Would you transcribe the listing that follows, character for character, and omit its images?

━━━━━━━━━━

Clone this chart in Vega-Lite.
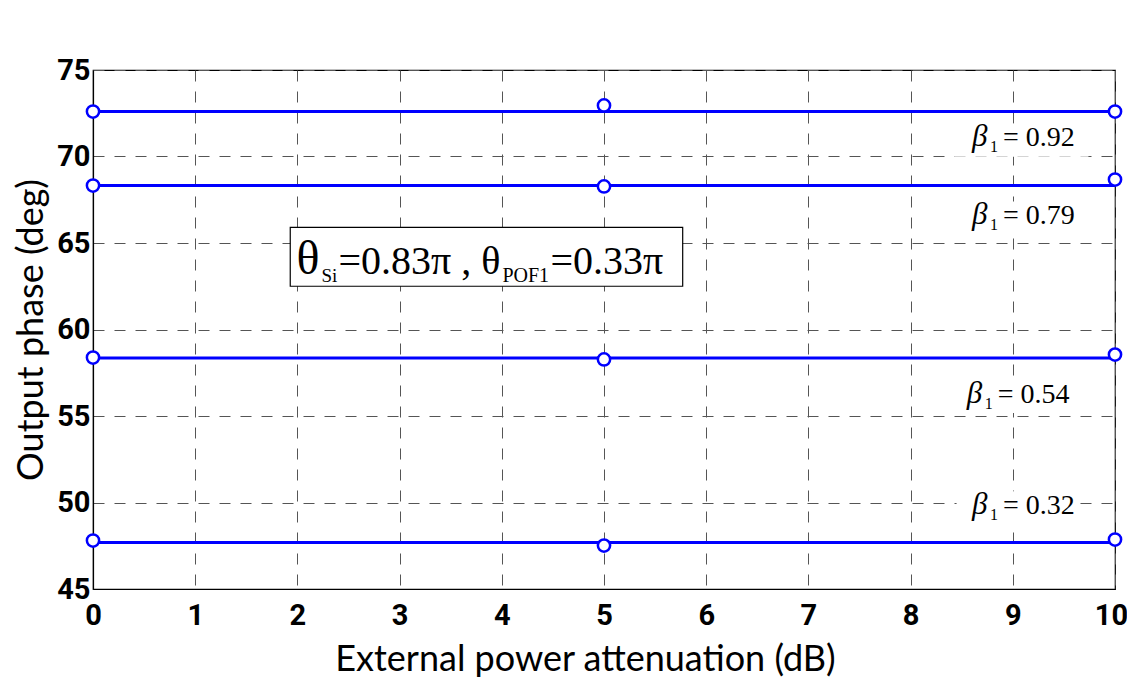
{
  "$schema": "https://vega.github.io/schema/vega-lite/v6.json",
  "width": 1022,
  "height": 519,
  "autosize": "none",
  "padding": {"left": 93, "top": 70, "right": 12, "bottom": 95},
  "background": "white",
  "config": {
    "view": {"stroke": "black", "strokeWidth": 1.2},
    "axis": {
      "domainColor": "black",
      "domainWidth": 1.2,
      "ticks": false,
      "gridColor": "#555555",
      "gridDash": [11, 10],
      "gridWidth": 1,
      "labelFont": "Roboto",
      "labelFontWeight": "bold",
      "labelFontSize": 29,
      "labelColor": "black",
      "labelFlush": false,
      "titleFont": "Lato",
      "titleFontWeight": "normal",
      "titleFontSize": 36,
      "titleColor": "black"
    }
  },
  "datasets": {
    "lines": [
      {"beta": "0.92", "x": 0, "y": 72.6},
      {"beta": "0.92", "x": 10, "y": 72.6},
      {"beta": "0.79", "x": 0, "y": 68.32},
      {"beta": "0.79", "x": 10, "y": 68.32},
      {"beta": "0.54", "x": 0, "y": 58.35},
      {"beta": "0.54", "x": 10, "y": 58.35},
      {"beta": "0.32", "x": 0, "y": 47.69},
      {"beta": "0.32", "x": 10, "y": 47.69}
    ],
    "markers": [
      {"beta": "0.92", "x": 0, "y": 72.6},
      {"beta": "0.92", "x": 5, "y": 72.95},
      {"beta": "0.92", "x": 10, "y": 72.6},
      {"beta": "0.79", "x": 0, "y": 68.32},
      {"beta": "0.79", "x": 5, "y": 68.27},
      {"beta": "0.79", "x": 10, "y": 68.67},
      {"beta": "0.54", "x": 0, "y": 58.38},
      {"beta": "0.54", "x": 5, "y": 58.27},
      {"beta": "0.54", "x": 10, "y": 58.55},
      {"beta": "0.32", "x": 0, "y": 47.8},
      {"beta": "0.32", "x": 5, "y": 47.51},
      {"beta": "0.32", "x": 10, "y": 47.86}
    ],
    "labels": [
      {"x": 8.6, "y": 70.58, "b": "β", "s": "1", "v": "= 0.92", "x0": 8.43, "x1": 9.74, "y0": 69.98, "y1": 71.9},
      {"x": 8.6, "y": 66.07, "b": "β", "s": "1", "v": "= 0.79", "x0": 8.43, "x1": 9.74, "y0": 65.47, "y1": 67.4},
      {"x": 8.55, "y": 55.78, "b": "β", "s": "1", "v": "= 0.54", "x0": 8.4, "x1": 9.7, "y0": 55.18, "y1": 57.1},
      {"x": 8.6, "y": 49.31, "b": "β", "s": "1", "v": "= 0.32", "x0": 8.45, "x1": 9.65, "y0": 48.71, "y1": 50.65}
    ],
    "box": [
      {"x": 1.93, "x2": 5.77, "y": 62.5, "y2": 65.9, "tx": 1.99, "ty": 63.18,
       "t1": "θ", "t2": "Si", "t3": "=0.83π , θ", "t4": "POF1", "t5": "=0.33π"}
    ]
  },
  "layer": [
    {
      "data": {"name": "labels"},
      "mark": {"type": "rect", "fill": "white", "stroke": null},
      "encoding": {
        "x": {"field": "x0", "type": "quantitative",
              "scale": {"domain": [0, 10], "nice": false},
              "axis": {"values": [0,1,2,3,4,5,6,7,8,9,10], "format": "d", "title": "External power attenuation (dB)",
                       "labelPadding": 12, "titlePadding": 12, "labelBaseline": "top", "titleX": 492,
                       "labelOffset": {"condition": {"test": "datum.value == 10", "value": -4}, "value": 0}}},
        "x2": {"field": "x1"},
        "y": {"field": "y0", "type": "quantitative",
              "scale": {"domain": [45, 75], "nice": false, "zero": false},
              "axis": {"values": [45,50,55,60,65,70,75], "format": "d", "title": "Output phase (deg)",
                       "labelPadding": 3, "titlePadding": 6}},
        "y2": {"field": "y1"}
      }
    },
    {
      "data": {"name": "lines"},
      "mark": {"type": "line", "color": "#0000FF", "strokeWidth": 3},
      "encoding": {
        "x": {"field": "x", "type": "quantitative"},
        "y": {"field": "y", "type": "quantitative"},
        "detail": {"field": "beta"}
      }
    },
    {
      "data": {"name": "markers"},
      "mark": {"type": "point", "shape": "circle", "filled": false, "fill": "white", "stroke": "#0000FF", "strokeWidth": 2.5, "size": 150, "opacity": 1},
      "encoding": {
        "x": {"field": "x", "type": "quantitative"},
        "y": {"field": "y", "type": "quantitative"}
      }
    },
    {
      "data": {"name": "labels"},
      "mark": {"type": "text", "font": "Liberation Serif", "fontStyle": "italic", "fontSize": 31, "align": "left", "baseline": "alphabetic"},
      "encoding": {
        "x": {"field": "x", "type": "quantitative"},
        "y": {"field": "y", "type": "quantitative"},
        "text": {"field": "b"}
      }
    },
    {
      "data": {"name": "labels"},
      "mark": {"type": "text", "font": "Liberation Serif", "fontSize": 16, "align": "left", "baseline": "alphabetic", "dx": 18, "dy": 6},
      "encoding": {
        "x": {"field": "x", "type": "quantitative"},
        "y": {"field": "y", "type": "quantitative"},
        "text": {"field": "s"}
      }
    },
    {
      "data": {"name": "labels"},
      "mark": {"type": "text", "font": "Liberation Serif", "fontSize": 28, "align": "left", "baseline": "alphabetic", "dx": 31},
      "encoding": {
        "x": {"field": "x", "type": "quantitative"},
        "y": {"field": "y", "type": "quantitative"},
        "text": {"field": "v"}
      }
    },
    {
      "data": {"name": "box"},
      "mark": {"type": "rect", "fill": "white", "stroke": "black", "strokeWidth": 1.2},
      "encoding": {
        "x": {"field": "x", "type": "quantitative"},
        "x2": {"field": "x2"},
        "y": {"field": "y", "type": "quantitative"},
        "y2": {"field": "y2"}
      }
    },
    {
      "data": {"name": "box"},
      "mark": {"type": "text", "font": "Liberation Serif", "fontSize": 48, "align": "left", "baseline": "alphabetic"},
      "encoding": {
        "x": {"field": "tx", "type": "quantitative"},
        "y": {"field": "ty", "type": "quantitative"},
        "text": {"field": "t1"}
      }
    },
    {
      "data": {"name": "box"},
      "mark": {"type": "text", "font": "Liberation Serif", "fontSize": 19, "align": "left", "baseline": "alphabetic", "dx": 25, "dy": 8},
      "encoding": {
        "x": {"field": "tx", "type": "quantitative"},
        "y": {"field": "ty", "type": "quantitative"},
        "text": {"field": "t2"}
      }
    },
    {
      "data": {"name": "box"},
      "mark": {"type": "text", "font": "Liberation Serif", "fontSize": 40, "align": "left", "baseline": "alphabetic", "dx": 42},
      "encoding": {
        "x": {"field": "tx", "type": "quantitative"},
        "y": {"field": "ty", "type": "quantitative"},
        "text": {"field": "t3"}
      }
    },
    {
      "data": {"name": "box"},
      "mark": {"type": "text", "font": "Liberation Serif", "fontSize": 20, "align": "left", "baseline": "alphabetic", "dx": 206, "dy": 8},
      "encoding": {
        "x": {"field": "tx", "type": "quantitative"},
        "y": {"field": "ty", "type": "quantitative"},
        "text": {"field": "t4"}
      }
    },
    {
      "data": {"name": "box"},
      "mark": {"type": "text", "font": "Liberation Serif", "fontSize": 40, "align": "left", "baseline": "alphabetic", "dx": 254},
      "encoding": {
        "x": {"field": "tx", "type": "quantitative"},
        "y": {"field": "ty", "type": "quantitative"},
        "text": {"field": "t5"}
      }
    }
  ]
}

━━━━━━━━━━

__Worked answer__:
Clone this chart in Vega-Lite.
{
  "$schema": "https://vega.github.io/schema/vega-lite/v6.json",
  "width": 1022,
  "height": 519,
  "autosize": "none",
  "padding": {"left": 93, "top": 70, "right": 12, "bottom": 95},
  "background": "white",
  "config": {
    "view": {"stroke": "black", "strokeWidth": 1.2},
    "axis": {
      "domainColor": "black",
      "domainWidth": 1.2,
      "ticks": false,
      "gridColor": "#555555",
      "gridDash": [11, 10],
      "gridWidth": 1,
      "labelFont": "Roboto",
      "labelFontWeight": "bold",
      "labelFontSize": 29,
      "labelColor": "black",
      "labelFlush": false,
      "titleFont": "Lato",
      "titleFontWeight": "normal",
      "titleFontSize": 36,
      "titleColor": "black"
    }
  },
  "datasets": {
    "lines": [
      {"beta": "0.92", "x": 0, "y": 72.6},
      {"beta": "0.92", "x": 10, "y": 72.6},
      {"beta": "0.79", "x": 0, "y": 68.32},
      {"beta": "0.79", "x": 10, "y": 68.32},
      {"beta": "0.54", "x": 0, "y": 58.35},
      {"beta": "0.54", "x": 10, "y": 58.35},
      {"beta": "0.32", "x": 0, "y": 47.69},
      {"beta": "0.32", "x": 10, "y": 47.69}
    ],
    "markers": [
      {"beta": "0.92", "x": 0, "y": 72.6},
      {"beta": "0.92", "x": 5, "y": 72.95},
      {"beta": "0.92", "x": 10, "y": 72.6},
      {"beta": "0.79", "x": 0, "y": 68.32},
      {"beta": "0.79", "x": 5, "y": 68.27},
      {"beta": "0.79", "x": 10, "y": 68.67},
      {"beta": "0.54", "x": 0, "y": 58.38},
      {"beta": "0.54", "x": 5, "y": 58.27},
      {"beta": "0.54", "x": 10, "y": 58.55},
      {"beta": "0.32", "x": 0, "y": 47.8},
      {"beta": "0.32", "x": 5, "y": 47.51},
      {"beta": "0.32", "x": 10, "y": 47.86}
    ],
    "labels": [
      {"x": 8.6, "y": 70.58, "b": "β", "s": "1", "v": "= 0.92", "x0": 8.43, "x1": 9.74, "y0": 69.98, "y1": 71.9},
      {"x": 8.6, "y": 66.07, "b": "β", "s": "1", "v": "= 0.79", "x0": 8.43, "x1": 9.74, "y0": 65.47, "y1": 67.4},
      {"x": 8.55, "y": 55.78, "b": "β", "s": "1", "v": "= 0.54", "x0": 8.4, "x1": 9.7, "y0": 55.18, "y1": 57.1},
      {"x": 8.6, "y": 49.31, "b": "β", "s": "1", "v": "= 0.32", "x0": 8.45, "x1": 9.65, "y0": 48.71, "y1": 50.65}
    ],
    "box": [
      {"x": 1.93, "x2": 5.77, "y": 62.5, "y2": 65.9, "tx": 1.99, "ty": 63.18,
       "t1": "θ", "t2": "Si", "t3": "=0.83π , θ", "t4": "POF1", "t5": "=0.33π"}
    ]
  },
  "layer": [
    {
      "data": {"name": "labels"},
      "mark": {"type": "rect", "fill": "white", "stroke": null},
      "encoding": {
        "x": {"field": "x0", "type": "quantitative",
              "scale": {"domain": [0, 10], "nice": false},
              "axis": {"values": [0,1,2,3,4,5,6,7,8,9,10], "format": "d", "title": "External power attenuation (dB)",
                       "labelPadding": 12, "titlePadding": 12, "labelBaseline": "top", "titleX": 492,
                       "labelOffset": {"condition": {"test": "datum.value == 10", "value": -4}, "value": 0}}},
        "x2": {"field": "x1"},
        "y": {"field": "y0", "type": "quantitative",
              "scale": {"domain": [45, 75], "nice": false, "zero": false},
              "axis": {"values": [45,50,55,60,65,70,75], "format": "d", "title": "Output phase (deg)",
                       "labelPadding": 3, "titlePadding": 6}},
        "y2": {"field": "y1"}
      }
    },
    {
      "data": {"name": "lines"},
      "mark": {"type": "line", "color": "#0000FF", "strokeWidth": 3},
      "encoding": {
        "x": {"field": "x", "type": "quantitative"},
        "y": {"field": "y", "type": "quantitative"},
        "detail": {"field": "beta"}
      }
    },
    {
      "data": {"name": "markers"},
      "mark": {"type": "point", "shape": "circle", "filled": false, "fill": "white", "stroke": "#0000FF", "strokeWidth": 2.5, "size": 150, "opacity": 1},
      "encoding": {
        "x": {"field": "x", "type": "quantitative"},
        "y": {"field": "y", "type": "quantitative"}
      }
    },
    {
      "data": {"name": "labels"},
      "mark": {"type": "text", "font": "Liberation Serif", "fontStyle": "italic", "fontSize": 31, "align": "left", "baseline": "alphabetic"},
      "encoding": {
        "x": {"field": "x", "type": "quantitative"},
        "y": {"field": "y", "type": "quantitative"},
        "text": {"field": "b"}
      }
    },
    {
      "data": {"name": "labels"},
      "mark": {"type": "text", "font": "Liberation Serif", "fontSize": 16, "align": "left", "baseline": "alphabetic", "dx": 18, "dy": 6},
      "encoding": {
        "x": {"field": "x", "type": "quantitative"},
        "y": {"field": "y", "type": "quantitative"},
        "text": {"field": "s"}
      }
    },
    {
      "data": {"name": "labels"},
      "mark": {"type": "text", "font": "Liberation Serif", "fontSize": 28, "align": "left", "baseline": "alphabetic", "dx": 31},
      "encoding": {
        "x": {"field": "x", "type": "quantitative"},
        "y": {"field": "y", "type": "quantitative"},
        "text": {"field": "v"}
      }
    },
    {
      "data": {"name": "box"},
      "mark": {"type": "rect", "fill": "white", "stroke": "black", "strokeWidth": 1.2},
      "encoding": {
        "x": {"field": "x", "type": "quantitative"},
        "x2": {"field": "x2"},
        "y": {"field": "y", "type": "quantitative"},
        "y2": {"field": "y2"}
      }
    },
    {
      "data": {"name": "box"},
      "mark": {"type": "text", "font": "Liberation Serif", "fontSize": 48, "align": "left", "baseline": "alphabetic"},
      "encoding": {
        "x": {"field": "tx", "type": "quantitative"},
        "y": {"field": "ty", "type": "quantitative"},
        "text": {"field": "t1"}
      }
    },
    {
      "data": {"name": "box"},
      "mark": {"type": "text", "font": "Liberation Serif", "fontSize": 19, "align": "left", "baseline": "alphabetic", "dx": 25, "dy": 8},
      "encoding": {
        "x": {"field": "tx", "type": "quantitative"},
        "y": {"field": "ty", "type": "quantitative"},
        "text": {"field": "t2"}
      }
    },
    {
      "data": {"name": "box"},
      "mark": {"type": "text", "font": "Liberation Serif", "fontSize": 40, "align": "left", "baseline": "alphabetic", "dx": 42},
      "encoding": {
        "x": {"field": "tx", "type": "quantitative"},
        "y": {"field": "ty", "type": "quantitative"},
        "text": {"field": "t3"}
      }
    },
    {
      "data": {"name": "box"},
      "mark": {"type": "text", "font": "Liberation Serif", "fontSize": 20, "align": "left", "baseline": "alphabetic", "dx": 206, "dy": 8},
      "encoding": {
        "x": {"field": "tx", "type": "quantitative"},
        "y": {"field": "ty", "type": "quantitative"},
        "text": {"field": "t4"}
      }
    },
    {
      "data": {"name": "box"},
      "mark": {"type": "text", "font": "Liberation Serif", "fontSize": 40, "align": "left", "baseline": "alphabetic", "dx": 254},
      "encoding": {
        "x": {"field": "tx", "type": "quantitative"},
        "y": {"field": "ty", "type": "quantitative"},
        "text": {"field": "t5"}
      }
    }
  ]
}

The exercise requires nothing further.